**Problem to solve**
With the pictures left out, copy the listing below exactly.

**Material**
- - - - - - -
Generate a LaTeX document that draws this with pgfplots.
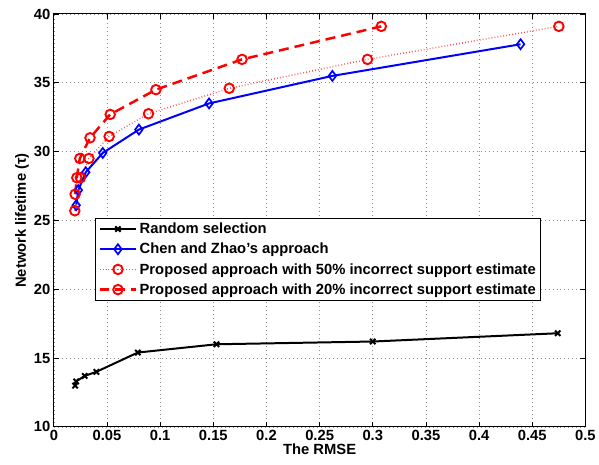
\documentclass[border=0pt]{standalone}
\usepackage{fontspec}
\setmainfont{Liberation Sans}
\usepackage{pgfplots}
\pgfplotsset{compat=1.18}

\begin{document}
\begin{tikzpicture}
\begin{axis}[
  scale only axis, width=533pt, height=414pt,
  xmin=0, xmax=0.5, ymin=10, ymax=40,
  xtick={0,0.05,...,0.5}, ytick={10,15,...,40},
  xticklabels={0,0.05,0.1,0.15,0.2,0.25,0.3,0.35,0.4,0.45,0.5},
  grid=major, major grid style={dash pattern=on 0.8pt off 3.2pt, gray!90, line width=0.7pt},
  axis line style={line width=1pt},
  tick style={black, line width=0.8pt}, major tick length=5pt,
  tick align=inside,
  font=\fontsize{14.8}{17}\selectfont\bfseries,
  ticklabel style={font=\fontsize{14.8}{17}\selectfont\bfseries},
  /pgf/number format/assume math mode=true,
  xlabel={The RMSE}, ylabel={Network lifetime (τ)},
  xlabel style={yshift=4pt}, ylabel style={yshift=-2pt},
  legend style={at={(0.077,0.507)}, anchor=north west, draw=black,
    line width=1pt, font=\fontsize{14.8}{17}\selectfont\bfseries,
    row sep=4pt, inner sep=3pt},
  legend cell align=left,
  legend image code/.code={\draw[mark repeat=2,mark phase=2] plot coordinates {(0cm,0cm) (0.65cm,0cm) (1.3cm,0cm)};},
]
\addplot[black, line width=2pt, mark=x, mark size=3.8pt, mark options={solid, line width=2pt}]
  coordinates {(0.020,13.0) (0.021,13.3) (0.029,13.7) (0.040,14.0) (0.079,15.4) (0.153,16.0) (0.300,16.2) (0.474,16.8)};
\addlegendentry{Random selection}
\addplot[blue, line width=2pt, mark=diamond, mark size=5pt, mark options={solid, line width=1.7pt}]
  coordinates {(0.021,26.1) (0.023,27.2) (0.030,28.5) (0.046,29.9) (0.080,31.6) (0.146,33.5) (0.262,35.5) (0.439,37.8)};
\addlegendentry{Chen and Zhao’s approach}
\addplot[red!70, line width=1.5pt, dash pattern=on 0.8pt off 2.2pt, mark=o, mark size=4.8pt, mark options={solid, red, line width=1.9pt}]
  coordinates {(0.0197,25.7) (0.025,28.1) (0.033,29.5) (0.052,31.1) (0.089,32.75) (0.165,34.6) (0.295,36.7) (0.475,39.1)};
\addlegendentry{Proposed approach with 50\% incorrect support estimate}
\addplot[red, line width=2.5pt, dash pattern=on 10pt off 6pt, mark=o, mark size=4.8pt, mark options={solid, line width=1.9pt}]
  coordinates {(0.020,26.9) (0.0216,28.1) (0.0244,29.5) (0.034,31.0) (0.053,32.7) (0.096,34.5) (0.177,36.7) (0.308,39.1)};
\addlegendentry{Proposed approach with 20\% incorrect support estimate}
\end{axis}
\path ([shift={(-54pt,-38pt)}]current axis.south west) rectangle ([shift={(12pt,14pt)}]current axis.north east);
\end{tikzpicture}
\end{document}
- - - - - - -
**Answer for the task**
Generate a LaTeX document that draws this with pgfplots.
\documentclass[border=0pt]{standalone}
\usepackage{fontspec}
\setmainfont{Liberation Sans}
\usepackage{pgfplots}
\pgfplotsset{compat=1.18}

\begin{document}
\begin{tikzpicture}
\begin{axis}[
  scale only axis, width=533pt, height=414pt,
  xmin=0, xmax=0.5, ymin=10, ymax=40,
  xtick={0,0.05,...,0.5}, ytick={10,15,...,40},
  xticklabels={0,0.05,0.1,0.15,0.2,0.25,0.3,0.35,0.4,0.45,0.5},
  grid=major, major grid style={dash pattern=on 0.8pt off 3.2pt, gray!90, line width=0.7pt},
  axis line style={line width=1pt},
  tick style={black, line width=0.8pt}, major tick length=5pt,
  tick align=inside,
  font=\fontsize{14.8}{17}\selectfont\bfseries,
  ticklabel style={font=\fontsize{14.8}{17}\selectfont\bfseries},
  /pgf/number format/assume math mode=true,
  xlabel={The RMSE}, ylabel={Network lifetime (τ)},
  xlabel style={yshift=4pt}, ylabel style={yshift=-2pt},
  legend style={at={(0.077,0.507)}, anchor=north west, draw=black,
    line width=1pt, font=\fontsize{14.8}{17}\selectfont\bfseries,
    row sep=4pt, inner sep=3pt},
  legend cell align=left,
  legend image code/.code={\draw[mark repeat=2,mark phase=2] plot coordinates {(0cm,0cm) (0.65cm,0cm) (1.3cm,0cm)};},
]
\addplot[black, line width=2pt, mark=x, mark size=3.8pt, mark options={solid, line width=2pt}]
  coordinates {(0.020,13.0) (0.021,13.3) (0.029,13.7) (0.040,14.0) (0.079,15.4) (0.153,16.0) (0.300,16.2) (0.474,16.8)};
\addlegendentry{Random selection}
\addplot[blue, line width=2pt, mark=diamond, mark size=5pt, mark options={solid, line width=1.7pt}]
  coordinates {(0.021,26.1) (0.023,27.2) (0.030,28.5) (0.046,29.9) (0.080,31.6) (0.146,33.5) (0.262,35.5) (0.439,37.8)};
\addlegendentry{Chen and Zhao’s approach}
\addplot[red!70, line width=1.5pt, dash pattern=on 0.8pt off 2.2pt, mark=o, mark size=4.8pt, mark options={solid, red, line width=1.9pt}]
  coordinates {(0.0197,25.7) (0.025,28.1) (0.033,29.5) (0.052,31.1) (0.089,32.75) (0.165,34.6) (0.295,36.7) (0.475,39.1)};
\addlegendentry{Proposed approach with 50\% incorrect support estimate}
\addplot[red, line width=2.5pt, dash pattern=on 10pt off 6pt, mark=o, mark size=4.8pt, mark options={solid, line width=1.9pt}]
  coordinates {(0.020,26.9) (0.0216,28.1) (0.0244,29.5) (0.034,31.0) (0.053,32.7) (0.096,34.5) (0.177,36.7) (0.308,39.1)};
\addlegendentry{Proposed approach with 20\% incorrect support estimate}
\end{axis}
\path ([shift={(-54pt,-38pt)}]current axis.south west) rectangle ([shift={(12pt,14pt)}]current axis.north east);
\end{tikzpicture}
\end{document}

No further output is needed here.